Preparation and characterization of two new Cu II supramolecular coordination polymers incorporating sulfobenzoate and flexible heterocyclic ligands

The assembly of Cu II with the multifunctional ligand 2‐amino‐4‐sulfobenzoic acid (H 2 asba) in the presence of the auxiliary flexible ligands 1,4‐bis(triazol‐1‐ylmethyl)benzene (bbtz) and 1,4‐bis(imidazol‐1‐ylmethyl)benzene (bix) under ambient conditions resulted in two new supramolecular coordination polymers, namely poly[[(3‐amino‐4‐carboxybenzenesulfonato‐κ O )aquabis[μ 2 ‐1,4‐bis(triazol‐1‐ylmethyl)benzene‐κ 2 N 4 : N 4′ ]copper(II)] 3‐amino‐4‐carboxybenzenesulfonate tetrahydrate], {[Cu(C 7 H 6 NO 5 S)(C 12 H 12 N 6 ) 2 (H 2 O)](C 7 H 6 NO 5 S)·4H 2 O} n , ( 1 ), and poly[[bis(μ 2 ‐2‐amino‐4‐sulfonatobenzoato‐κ 3 O 1 : N , O 1′ )tetraaqua[μ 2 ‐1,4‐bis(triazol‐1‐ylmethyl)benzene‐κ 2 N 4 : N 4′ ]dicopper(II)] tetrahydrate], {[Cu 2 (C 7 H 5 NO 5 S) 2 (C 14 H 14 N 4 )(H 2 O) 4 ]·4H 2 O} n , ( 2 ).

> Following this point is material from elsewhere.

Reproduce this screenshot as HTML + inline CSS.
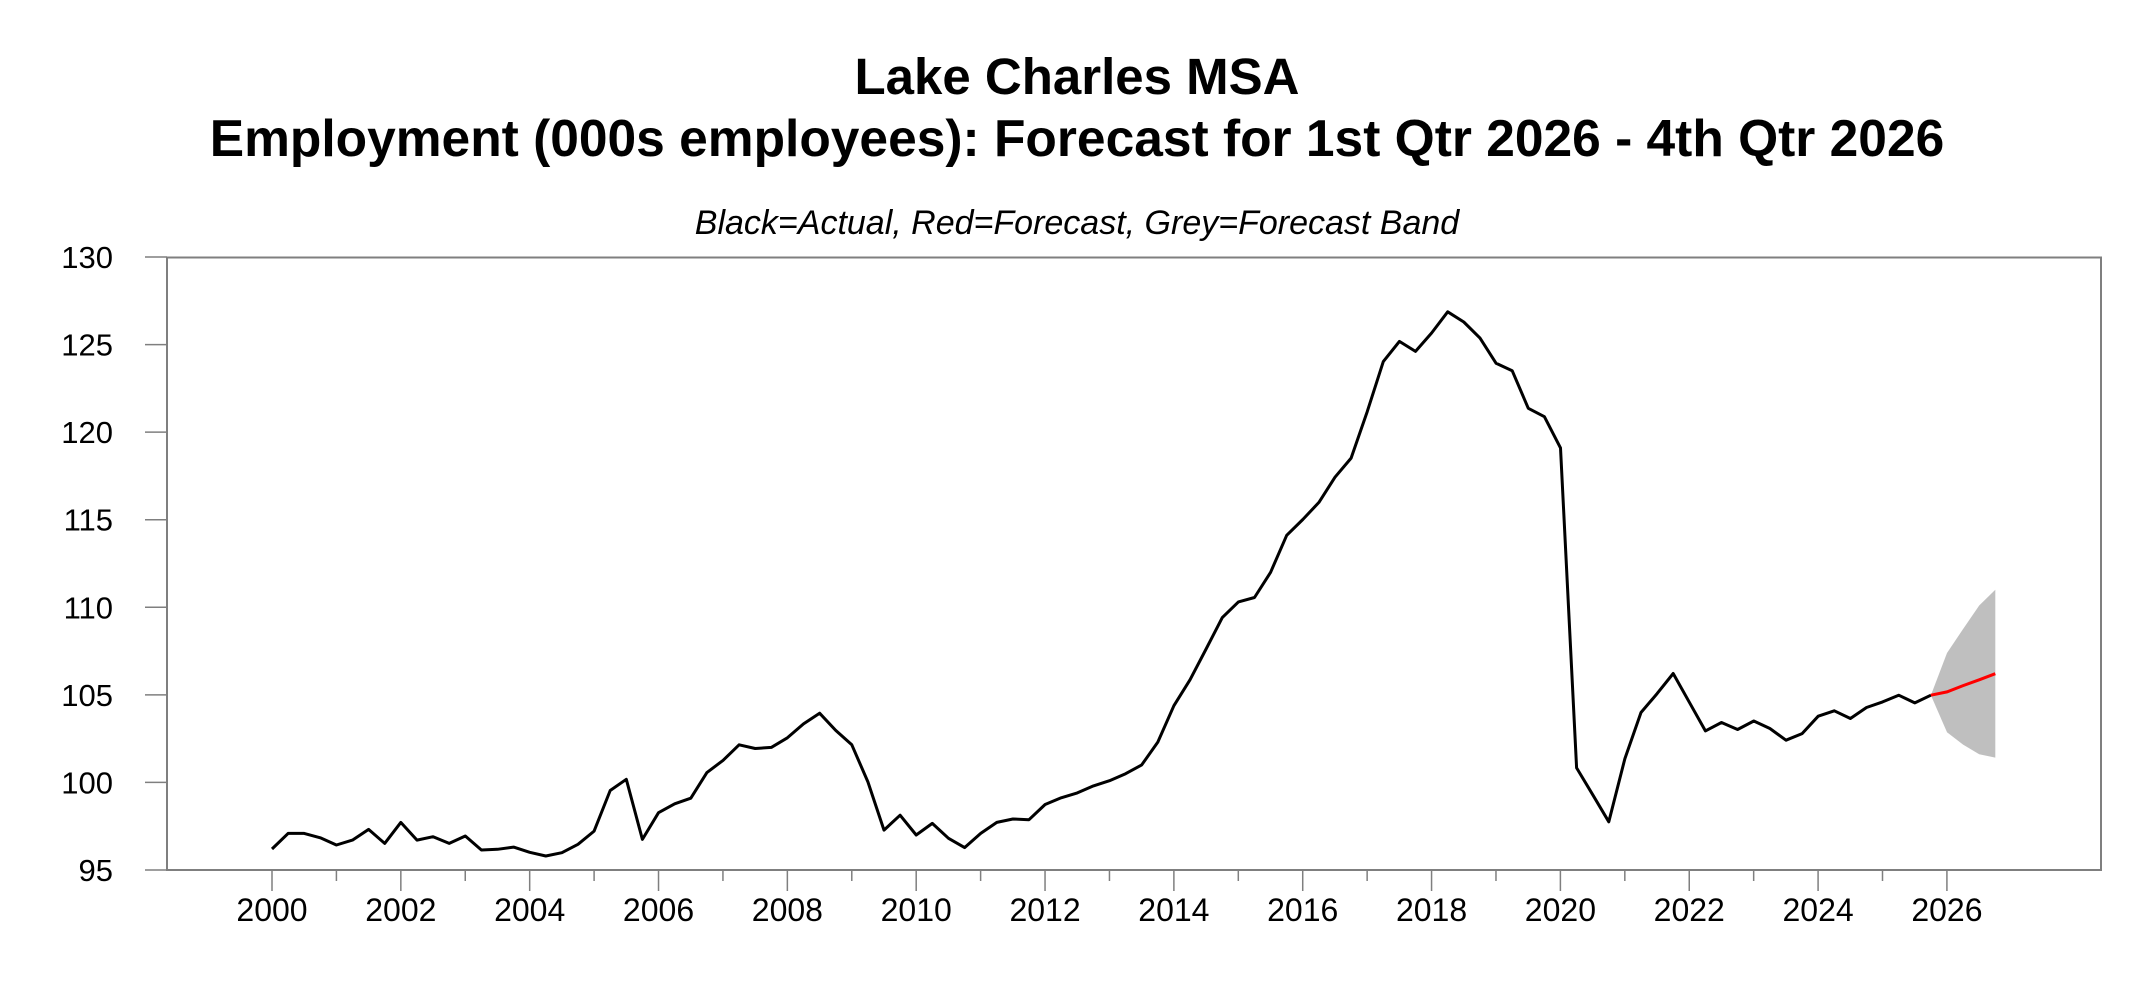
<!DOCTYPE html>
<html><head><meta charset="utf-8"><style>
html,body{margin:0;padding:0;background:#fff;}
svg{display:block;}
</style></head><body>
<svg id="c" width="2155" height="981" xmlns="http://www.w3.org/2000/svg" font-family="'Liberation Sans', Arial, sans-serif">
<rect width="2155" height="981" fill="#fff"/>
<text x="1077" y="94" text-anchor="middle" font-size="51" font-weight="bold">Lake Charles MSA</text>
<text x="1077" y="156" text-anchor="middle" font-size="51.5" font-weight="bold">Employment (000s employees): Forecast for 1st Qtr 2026 - 4th Qtr 2026</text>
<text x="1077" y="234" text-anchor="middle" font-size="34" font-style="italic">Black=Actual, Red=Forecast, Grey=Forecast Band</text>
<g id="g"></g>
</svg>
<script>
var act=[96.2,97.09,97.09,96.84,96.43,96.71,97.32,96.52,97.72,96.71,96.90,96.52,96.94,96.14,96.18,96.31,96.01,95.80,95.99,96.47,97.22,99.54,100.18,96.75,98.27,98.78,99.10,100.56,101.26,102.15,101.94,102.0,102.55,103.34,103.95,102.97,102.15,100.03,97.28,98.13,97.0,97.66,96.81,96.28,97.09,97.72,97.91,97.87,98.74,99.12,
99.4,99.8,100.1,100.5,101.0,102.3,
104.38,105.86,107.62,109.41,110.31,110.56,112.0,114.11,115.01,115.99,117.43,118.52,121.17,124.03,125.18,124.61,125.66,126.87,126.29,125.37,123.93,123.51,121.36,120.88,119.1,
100.83,99.3,97.75,101.36,103.99,105.07,106.22,104.58,102.94,103.42,103.02,103.51,103.08,102.41,102.79,103.78,104.09,103.65,104.28,104.6,104.98,104.54,104.98];
var fc=[104.98,105.17,105.53,105.86,106.21];
var up=[104.98,107.39,108.76,110.1,111.0];
var lo=[104.98,102.87,102.16,101.61,101.42];
function X(i){return 272+i*16.106;}
function Y(v){return 870-(v-95)*17.514;}
var s='';
var p=[];for(var i=0;i<5;i++)p.push(X(103+i).toFixed(1)+','+Y(up[i]).toFixed(1));
for(var i=4;i>=0;i--)p.push(X(103+i).toFixed(1)+','+Y(lo[i]).toFixed(1));
s+='<polygon points="'+p.join(' ')+'" fill="#bfbfbf"/>';
s+='<rect x="167" y="257.5" width="1934" height="612.5" fill="none" stroke="#7f7f7f" stroke-width="2"/>';
for(var v=95;v<=130;v+=5){var y=Y(v);s+='<line x1="145" y1="'+y+'" x2="167" y2="'+y+'" stroke="#7f7f7f" stroke-width="1.5"/>';
s+='<text x="113" y="'+(y+11)+'" text-anchor="end" font-size="31">'+v+'</text>';}
for(var yr=2000;yr<=2026;yr++){var x=272+(yr-2000)*64.42;var L=(yr%2==0)?891:881;
s+='<line x1="'+x+'" y1="870" x2="'+x+'" y2="'+L+'" stroke="#7f7f7f" stroke-width="1.5"/>';
if(yr%2==0)s+='<text x="'+x+'" y="921" text-anchor="middle" font-size="32">'+yr+'</text>';}
var a=[];for(var i=0;i<act.length;i++)a.push(X(i).toFixed(1)+','+Y(act[i]).toFixed(1));
s+='<polyline points="'+a.join(' ')+'" fill="none" stroke="#000" stroke-width="3" stroke-linejoin="round"/>';
var f=[];for(var i=0;i<5;i++)f.push(X(103+i).toFixed(1)+','+Y(fc[i]).toFixed(1));
s+='<polyline points="'+f.join(' ')+'" fill="none" stroke="#ff0000" stroke-width="3"/>';
document.getElementById('g').innerHTML=s;
</script>
</body></html>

Single‐crystal X‐ray structure diffraction analysis of ( 1 ) reveals that the bbtz ligand acts as a bridge, linking adjacent Cu II ions into a two‐dimensional cationic (4,4) topological network, in which the coordinated 3‐amino‐4‐carboxybenzenesulfonate (Hasba − ) anion uses its sulfonate group to bind with the Cu II ion in a monodentate fashion and the carboxylate group remains protonated. The lattice Hasba − anion resides in the two‐dimensional layer and balances the charge. The carboxylate group of the 2‐amino‐4‐sulfonatobenzoate (asba 2− ) ligand in ( 2 ) is involved in bidentate coordination, connecting adjacent Cu II ions into carboxylate‐bridged chains which are further bridged by the auxiliary flexible bix ligand in a trans – gauche (TG) mode, resulting in the formation of a two‐dimensional network architecture. The amino group of the asba 2− ligand in ( 2 ) also takes part in the coordination with the central Cu II ion. The six‐coordinated Cu II centres in ( 1 ) and ( 2 ) exhibit distorted octahedral coordination geometries. Extensive hydrogen bonding exists in both ( 1 ) and ( 2 ). The interlayer hydrogen bonds in both compounds further extend adjacent two‐dimensional layers into three‐dimensional supramolecular network architectures. Furthermore, a detailed analysis of the solid‐state UV–Vis–NIR (NIR is near IR) diffuse reflectance data indicates that ( 1 ) and ( 2 ) may have potential as wide band gap indirect semiconductor materials. Compounds ( 1 ) and ( 2 ) show reversible and irreversible dehydration–rehydration behaviours, respectively.